Quote verbatim every line from the line containing "What matplotlib code" to the line containing "return 1 - py / H", inclusive of both, and no other line.

:: LISTED RECORDS

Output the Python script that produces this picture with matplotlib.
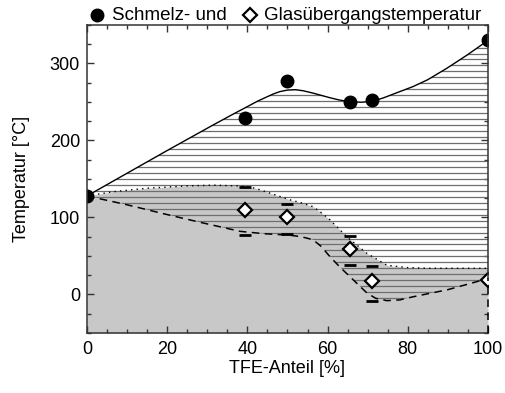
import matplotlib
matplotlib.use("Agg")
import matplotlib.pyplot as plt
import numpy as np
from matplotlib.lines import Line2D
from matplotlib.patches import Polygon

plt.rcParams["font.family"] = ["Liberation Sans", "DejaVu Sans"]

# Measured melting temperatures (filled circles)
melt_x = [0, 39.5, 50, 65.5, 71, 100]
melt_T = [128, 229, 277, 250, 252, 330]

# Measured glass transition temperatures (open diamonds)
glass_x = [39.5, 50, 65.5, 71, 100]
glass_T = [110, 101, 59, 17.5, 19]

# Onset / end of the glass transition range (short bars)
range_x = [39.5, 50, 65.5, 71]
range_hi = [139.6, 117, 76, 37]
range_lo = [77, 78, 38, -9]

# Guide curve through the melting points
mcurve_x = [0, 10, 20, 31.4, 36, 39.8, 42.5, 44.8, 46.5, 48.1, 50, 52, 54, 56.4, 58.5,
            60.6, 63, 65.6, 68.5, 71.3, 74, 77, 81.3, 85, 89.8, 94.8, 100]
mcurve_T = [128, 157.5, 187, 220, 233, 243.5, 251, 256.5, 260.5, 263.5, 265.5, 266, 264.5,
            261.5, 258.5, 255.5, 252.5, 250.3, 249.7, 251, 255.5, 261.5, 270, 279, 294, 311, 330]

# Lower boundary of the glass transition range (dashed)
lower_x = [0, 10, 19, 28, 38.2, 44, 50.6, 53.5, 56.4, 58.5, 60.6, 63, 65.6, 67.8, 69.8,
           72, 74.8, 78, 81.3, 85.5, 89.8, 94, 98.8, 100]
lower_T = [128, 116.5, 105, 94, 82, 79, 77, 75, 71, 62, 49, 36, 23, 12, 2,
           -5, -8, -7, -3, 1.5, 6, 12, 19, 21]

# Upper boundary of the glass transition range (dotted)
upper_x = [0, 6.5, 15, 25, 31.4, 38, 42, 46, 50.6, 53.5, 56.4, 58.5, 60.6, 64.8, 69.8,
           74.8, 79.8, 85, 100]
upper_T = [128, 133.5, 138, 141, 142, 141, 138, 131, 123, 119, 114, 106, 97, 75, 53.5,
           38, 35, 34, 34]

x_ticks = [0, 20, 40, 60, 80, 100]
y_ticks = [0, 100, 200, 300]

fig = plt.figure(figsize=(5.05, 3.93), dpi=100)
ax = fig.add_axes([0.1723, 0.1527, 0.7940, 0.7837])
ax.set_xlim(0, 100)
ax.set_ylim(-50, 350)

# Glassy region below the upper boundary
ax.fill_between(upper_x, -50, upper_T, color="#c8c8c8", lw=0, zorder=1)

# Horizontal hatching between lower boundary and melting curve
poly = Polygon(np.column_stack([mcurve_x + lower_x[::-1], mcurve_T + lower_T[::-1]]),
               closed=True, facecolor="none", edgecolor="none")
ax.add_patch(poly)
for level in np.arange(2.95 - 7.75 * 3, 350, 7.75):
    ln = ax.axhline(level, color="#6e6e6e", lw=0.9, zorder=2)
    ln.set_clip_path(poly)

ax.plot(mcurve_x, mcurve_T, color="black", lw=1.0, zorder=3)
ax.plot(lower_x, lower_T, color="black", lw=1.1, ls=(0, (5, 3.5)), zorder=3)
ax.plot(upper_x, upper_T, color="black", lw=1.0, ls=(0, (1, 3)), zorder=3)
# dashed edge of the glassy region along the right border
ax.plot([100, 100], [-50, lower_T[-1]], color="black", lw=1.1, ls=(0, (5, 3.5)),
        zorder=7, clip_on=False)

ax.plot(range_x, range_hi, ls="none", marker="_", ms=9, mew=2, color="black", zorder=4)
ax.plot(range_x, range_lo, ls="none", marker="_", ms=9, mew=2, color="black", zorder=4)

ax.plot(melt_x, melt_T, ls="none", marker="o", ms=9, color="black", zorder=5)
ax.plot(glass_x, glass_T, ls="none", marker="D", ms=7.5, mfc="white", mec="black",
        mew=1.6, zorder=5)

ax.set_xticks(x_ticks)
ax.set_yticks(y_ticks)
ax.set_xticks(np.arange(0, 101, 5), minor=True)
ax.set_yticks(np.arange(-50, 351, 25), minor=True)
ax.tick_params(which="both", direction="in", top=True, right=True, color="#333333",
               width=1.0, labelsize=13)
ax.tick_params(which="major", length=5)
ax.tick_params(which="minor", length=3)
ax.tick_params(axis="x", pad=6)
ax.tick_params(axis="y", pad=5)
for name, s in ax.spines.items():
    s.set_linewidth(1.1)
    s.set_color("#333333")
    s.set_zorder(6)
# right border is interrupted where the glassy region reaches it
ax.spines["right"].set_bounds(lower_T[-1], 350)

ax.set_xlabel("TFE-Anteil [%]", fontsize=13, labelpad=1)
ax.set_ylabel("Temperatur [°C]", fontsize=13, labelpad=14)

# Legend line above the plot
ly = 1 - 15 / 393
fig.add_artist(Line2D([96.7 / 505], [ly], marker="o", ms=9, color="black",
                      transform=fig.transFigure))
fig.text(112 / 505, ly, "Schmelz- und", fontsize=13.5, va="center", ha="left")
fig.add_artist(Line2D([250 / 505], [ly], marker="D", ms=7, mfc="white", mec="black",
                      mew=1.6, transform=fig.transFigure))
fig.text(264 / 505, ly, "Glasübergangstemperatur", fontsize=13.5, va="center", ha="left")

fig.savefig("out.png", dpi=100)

::::
:: LISTED RECORDS

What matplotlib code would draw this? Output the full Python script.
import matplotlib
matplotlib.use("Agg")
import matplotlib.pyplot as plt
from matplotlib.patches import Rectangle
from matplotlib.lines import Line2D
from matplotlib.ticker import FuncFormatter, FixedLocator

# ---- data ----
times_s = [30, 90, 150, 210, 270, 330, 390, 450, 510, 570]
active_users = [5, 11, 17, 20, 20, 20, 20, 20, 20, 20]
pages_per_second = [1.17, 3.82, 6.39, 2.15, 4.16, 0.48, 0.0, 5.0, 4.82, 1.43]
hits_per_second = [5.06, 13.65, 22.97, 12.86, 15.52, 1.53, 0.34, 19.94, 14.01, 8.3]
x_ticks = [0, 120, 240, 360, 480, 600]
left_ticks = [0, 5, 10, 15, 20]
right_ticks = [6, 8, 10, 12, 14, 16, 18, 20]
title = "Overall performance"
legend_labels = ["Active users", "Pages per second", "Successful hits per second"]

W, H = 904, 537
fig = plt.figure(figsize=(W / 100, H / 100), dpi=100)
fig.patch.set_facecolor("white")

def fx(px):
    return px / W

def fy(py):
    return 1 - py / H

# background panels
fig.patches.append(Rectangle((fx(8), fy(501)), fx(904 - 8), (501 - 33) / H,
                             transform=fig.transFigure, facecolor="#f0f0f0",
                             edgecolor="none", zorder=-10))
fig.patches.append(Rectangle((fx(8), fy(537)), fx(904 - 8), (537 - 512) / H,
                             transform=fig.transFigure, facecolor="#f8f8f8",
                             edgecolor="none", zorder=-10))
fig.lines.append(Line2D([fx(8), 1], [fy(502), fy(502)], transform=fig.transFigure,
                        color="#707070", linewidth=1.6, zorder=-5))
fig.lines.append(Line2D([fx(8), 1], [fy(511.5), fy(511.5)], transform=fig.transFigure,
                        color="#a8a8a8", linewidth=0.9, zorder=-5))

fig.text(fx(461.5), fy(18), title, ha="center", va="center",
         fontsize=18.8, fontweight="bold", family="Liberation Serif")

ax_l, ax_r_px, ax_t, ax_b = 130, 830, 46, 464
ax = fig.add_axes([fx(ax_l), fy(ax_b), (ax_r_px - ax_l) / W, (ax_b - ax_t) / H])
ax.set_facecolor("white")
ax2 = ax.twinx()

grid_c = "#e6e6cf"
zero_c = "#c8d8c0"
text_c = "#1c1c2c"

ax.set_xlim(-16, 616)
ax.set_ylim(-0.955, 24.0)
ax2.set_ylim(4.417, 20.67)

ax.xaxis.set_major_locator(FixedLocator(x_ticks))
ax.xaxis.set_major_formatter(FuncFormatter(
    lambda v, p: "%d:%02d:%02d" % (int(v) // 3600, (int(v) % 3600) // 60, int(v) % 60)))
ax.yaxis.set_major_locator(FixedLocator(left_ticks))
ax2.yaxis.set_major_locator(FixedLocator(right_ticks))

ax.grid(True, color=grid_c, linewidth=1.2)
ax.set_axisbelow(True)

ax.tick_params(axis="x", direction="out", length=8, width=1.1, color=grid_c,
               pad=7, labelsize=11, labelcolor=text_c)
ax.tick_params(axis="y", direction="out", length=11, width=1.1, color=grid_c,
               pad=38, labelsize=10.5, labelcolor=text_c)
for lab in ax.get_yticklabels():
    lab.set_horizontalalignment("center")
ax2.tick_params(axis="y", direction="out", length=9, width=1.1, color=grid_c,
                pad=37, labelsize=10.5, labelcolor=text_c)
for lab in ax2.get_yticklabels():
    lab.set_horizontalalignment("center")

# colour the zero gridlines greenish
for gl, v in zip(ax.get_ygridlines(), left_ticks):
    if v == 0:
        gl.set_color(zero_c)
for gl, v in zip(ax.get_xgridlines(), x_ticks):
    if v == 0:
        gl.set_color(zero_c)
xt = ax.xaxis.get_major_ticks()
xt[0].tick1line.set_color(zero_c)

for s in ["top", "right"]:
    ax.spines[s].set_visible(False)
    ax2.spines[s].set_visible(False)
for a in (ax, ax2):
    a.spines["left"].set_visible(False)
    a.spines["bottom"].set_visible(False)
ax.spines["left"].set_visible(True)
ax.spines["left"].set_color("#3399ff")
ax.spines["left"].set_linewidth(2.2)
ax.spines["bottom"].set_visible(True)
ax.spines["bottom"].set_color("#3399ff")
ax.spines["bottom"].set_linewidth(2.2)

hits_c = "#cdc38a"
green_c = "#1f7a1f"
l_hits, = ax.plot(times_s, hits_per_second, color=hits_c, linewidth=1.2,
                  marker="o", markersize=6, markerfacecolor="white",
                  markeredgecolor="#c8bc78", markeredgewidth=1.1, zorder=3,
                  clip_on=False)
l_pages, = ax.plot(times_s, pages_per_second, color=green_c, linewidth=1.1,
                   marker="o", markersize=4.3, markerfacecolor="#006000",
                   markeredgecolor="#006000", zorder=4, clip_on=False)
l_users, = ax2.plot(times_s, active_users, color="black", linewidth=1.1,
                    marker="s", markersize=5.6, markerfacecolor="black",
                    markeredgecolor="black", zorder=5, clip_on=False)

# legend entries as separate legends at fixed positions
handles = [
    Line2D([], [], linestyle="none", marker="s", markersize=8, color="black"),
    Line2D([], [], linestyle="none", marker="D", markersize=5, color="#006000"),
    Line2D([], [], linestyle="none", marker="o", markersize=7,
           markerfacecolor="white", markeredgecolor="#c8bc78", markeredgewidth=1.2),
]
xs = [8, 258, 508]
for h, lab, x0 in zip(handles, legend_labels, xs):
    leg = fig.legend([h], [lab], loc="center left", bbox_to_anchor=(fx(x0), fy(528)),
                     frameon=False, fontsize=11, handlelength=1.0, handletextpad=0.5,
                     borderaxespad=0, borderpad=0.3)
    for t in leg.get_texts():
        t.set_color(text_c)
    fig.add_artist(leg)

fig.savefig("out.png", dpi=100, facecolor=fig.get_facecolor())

::::
:: LISTED RECORDS

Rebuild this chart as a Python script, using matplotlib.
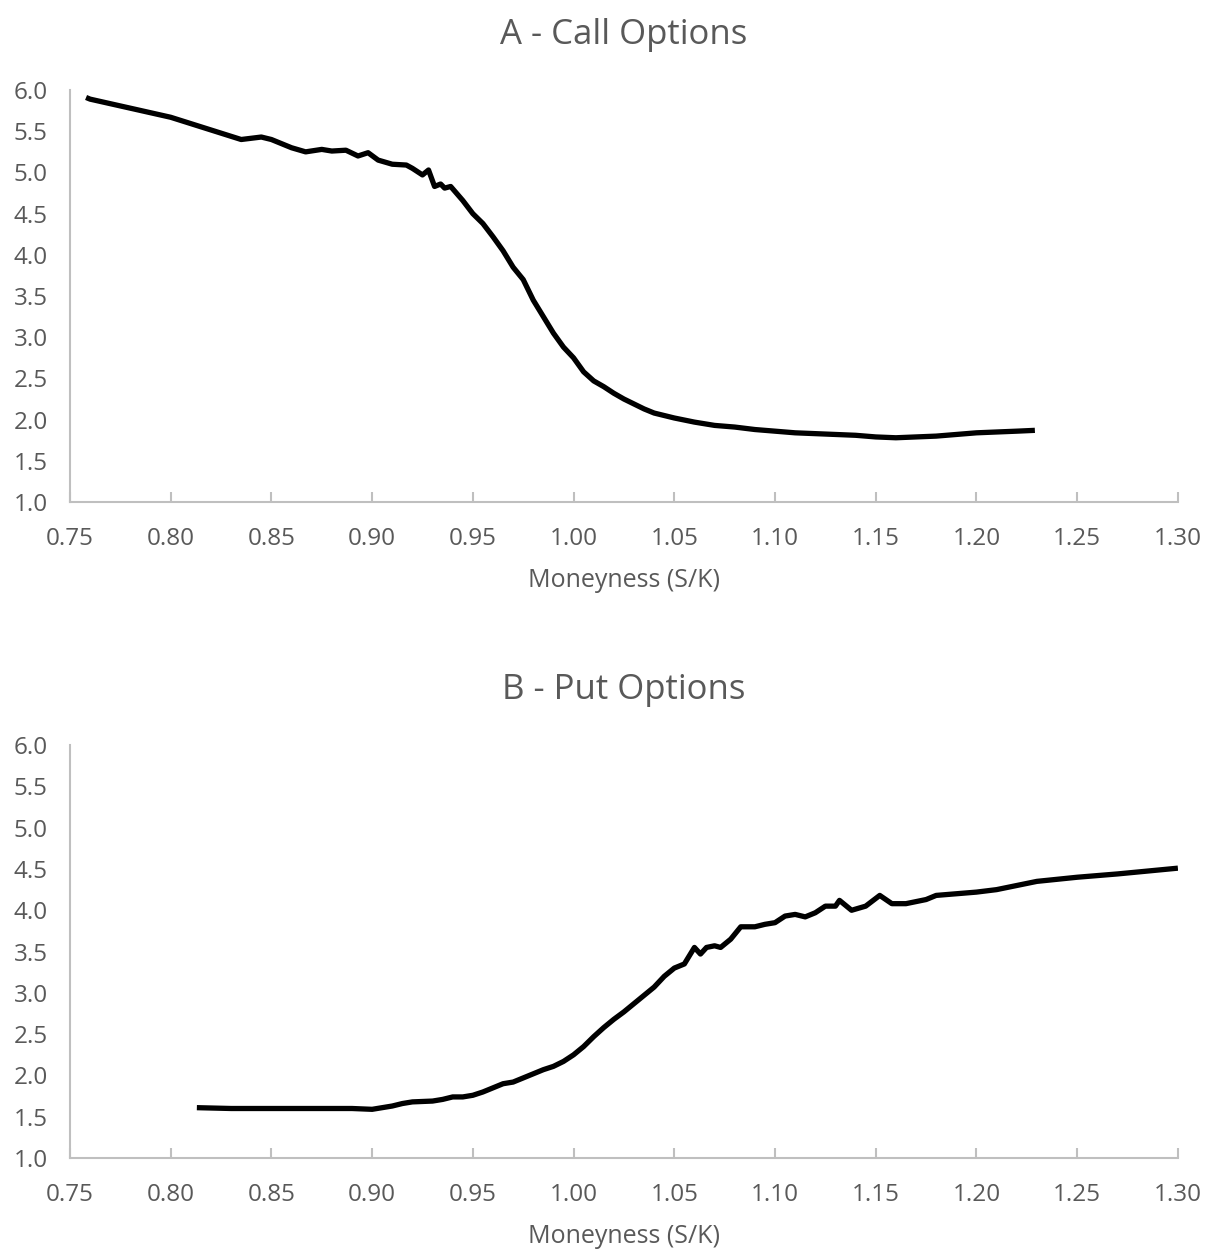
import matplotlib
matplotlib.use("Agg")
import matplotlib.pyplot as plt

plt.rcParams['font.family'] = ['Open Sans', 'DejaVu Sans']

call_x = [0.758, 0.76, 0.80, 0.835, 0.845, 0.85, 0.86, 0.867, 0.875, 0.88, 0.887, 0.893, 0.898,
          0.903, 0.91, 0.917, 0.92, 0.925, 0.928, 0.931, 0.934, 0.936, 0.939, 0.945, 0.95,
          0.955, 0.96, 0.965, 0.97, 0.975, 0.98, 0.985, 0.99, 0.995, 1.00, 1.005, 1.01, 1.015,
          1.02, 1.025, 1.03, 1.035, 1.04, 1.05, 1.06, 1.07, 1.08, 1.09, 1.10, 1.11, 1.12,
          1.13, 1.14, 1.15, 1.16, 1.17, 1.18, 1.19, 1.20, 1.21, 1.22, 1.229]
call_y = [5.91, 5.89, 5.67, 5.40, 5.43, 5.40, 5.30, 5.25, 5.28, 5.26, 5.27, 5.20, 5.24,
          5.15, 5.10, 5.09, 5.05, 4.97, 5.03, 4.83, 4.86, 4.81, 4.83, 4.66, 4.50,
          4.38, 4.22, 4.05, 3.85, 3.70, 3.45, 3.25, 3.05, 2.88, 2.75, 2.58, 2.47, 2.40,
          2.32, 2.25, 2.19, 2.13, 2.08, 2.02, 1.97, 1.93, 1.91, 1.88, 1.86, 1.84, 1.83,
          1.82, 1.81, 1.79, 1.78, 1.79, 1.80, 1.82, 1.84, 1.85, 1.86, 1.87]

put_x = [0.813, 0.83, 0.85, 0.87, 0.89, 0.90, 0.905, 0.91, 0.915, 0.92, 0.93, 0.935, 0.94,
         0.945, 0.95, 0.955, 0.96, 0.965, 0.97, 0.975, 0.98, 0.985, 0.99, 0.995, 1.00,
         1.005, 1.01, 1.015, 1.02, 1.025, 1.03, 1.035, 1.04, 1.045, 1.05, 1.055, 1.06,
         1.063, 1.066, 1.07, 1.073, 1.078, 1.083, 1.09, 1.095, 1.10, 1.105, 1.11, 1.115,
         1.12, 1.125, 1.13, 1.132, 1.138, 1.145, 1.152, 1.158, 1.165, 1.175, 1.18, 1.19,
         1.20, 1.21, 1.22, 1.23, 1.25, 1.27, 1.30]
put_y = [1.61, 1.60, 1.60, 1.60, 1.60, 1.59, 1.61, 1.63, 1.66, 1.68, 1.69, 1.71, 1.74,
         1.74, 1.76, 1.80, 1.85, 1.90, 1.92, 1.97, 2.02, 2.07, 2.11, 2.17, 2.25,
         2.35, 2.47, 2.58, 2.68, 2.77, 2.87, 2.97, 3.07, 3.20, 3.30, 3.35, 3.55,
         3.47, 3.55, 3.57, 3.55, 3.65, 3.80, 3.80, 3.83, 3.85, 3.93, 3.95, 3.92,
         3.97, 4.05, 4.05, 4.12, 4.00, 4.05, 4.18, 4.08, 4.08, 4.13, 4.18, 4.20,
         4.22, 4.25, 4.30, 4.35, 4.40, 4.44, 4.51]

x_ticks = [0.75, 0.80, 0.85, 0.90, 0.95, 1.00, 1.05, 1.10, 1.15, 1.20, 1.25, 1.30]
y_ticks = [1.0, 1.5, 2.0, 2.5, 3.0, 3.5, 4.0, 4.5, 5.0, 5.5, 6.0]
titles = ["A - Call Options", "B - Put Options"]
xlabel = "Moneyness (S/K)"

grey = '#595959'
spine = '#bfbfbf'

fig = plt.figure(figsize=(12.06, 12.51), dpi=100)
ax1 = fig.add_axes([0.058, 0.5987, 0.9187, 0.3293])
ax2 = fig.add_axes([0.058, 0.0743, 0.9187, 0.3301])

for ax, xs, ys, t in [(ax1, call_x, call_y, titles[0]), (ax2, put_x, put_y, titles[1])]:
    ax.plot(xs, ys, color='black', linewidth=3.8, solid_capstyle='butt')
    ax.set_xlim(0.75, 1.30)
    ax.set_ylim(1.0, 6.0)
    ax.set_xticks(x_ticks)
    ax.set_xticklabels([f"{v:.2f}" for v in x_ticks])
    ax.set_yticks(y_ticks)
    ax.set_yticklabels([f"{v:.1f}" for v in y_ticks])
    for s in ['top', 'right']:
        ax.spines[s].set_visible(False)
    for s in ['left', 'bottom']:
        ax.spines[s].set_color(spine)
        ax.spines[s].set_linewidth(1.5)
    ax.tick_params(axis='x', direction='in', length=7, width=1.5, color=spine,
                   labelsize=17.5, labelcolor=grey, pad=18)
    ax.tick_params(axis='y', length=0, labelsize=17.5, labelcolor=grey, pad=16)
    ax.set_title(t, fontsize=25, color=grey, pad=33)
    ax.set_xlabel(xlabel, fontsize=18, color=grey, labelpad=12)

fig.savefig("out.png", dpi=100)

::::

:: THE ANSWER ::
What matplotlib code would draw this? Output the full Python script.
import matplotlib
matplotlib.use("Agg")
import matplotlib.pyplot as plt
from matplotlib.patches import Rectangle
from matplotlib.lines import Line2D
from matplotlib.ticker import FuncFormatter, FixedLocator

# ---- data ----
times_s = [30, 90, 150, 210, 270, 330, 390, 450, 510, 570]
active_users = [5, 11, 17, 20, 20, 20, 20, 20, 20, 20]
pages_per_second = [1.17, 3.82, 6.39, 2.15, 4.16, 0.48, 0.0, 5.0, 4.82, 1.43]
hits_per_second = [5.06, 13.65, 22.97, 12.86, 15.52, 1.53, 0.34, 19.94, 14.01, 8.3]
x_ticks = [0, 120, 240, 360, 480, 600]
left_ticks = [0, 5, 10, 15, 20]
right_ticks = [6, 8, 10, 12, 14, 16, 18, 20]
title = "Overall performance"
legend_labels = ["Active users", "Pages per second", "Successful hits per second"]

W, H = 904, 537
fig = plt.figure(figsize=(W / 100, H / 100), dpi=100)
fig.patch.set_facecolor("white")

def fx(px):
    return px / W

def fy(py):
    return 1 - py / H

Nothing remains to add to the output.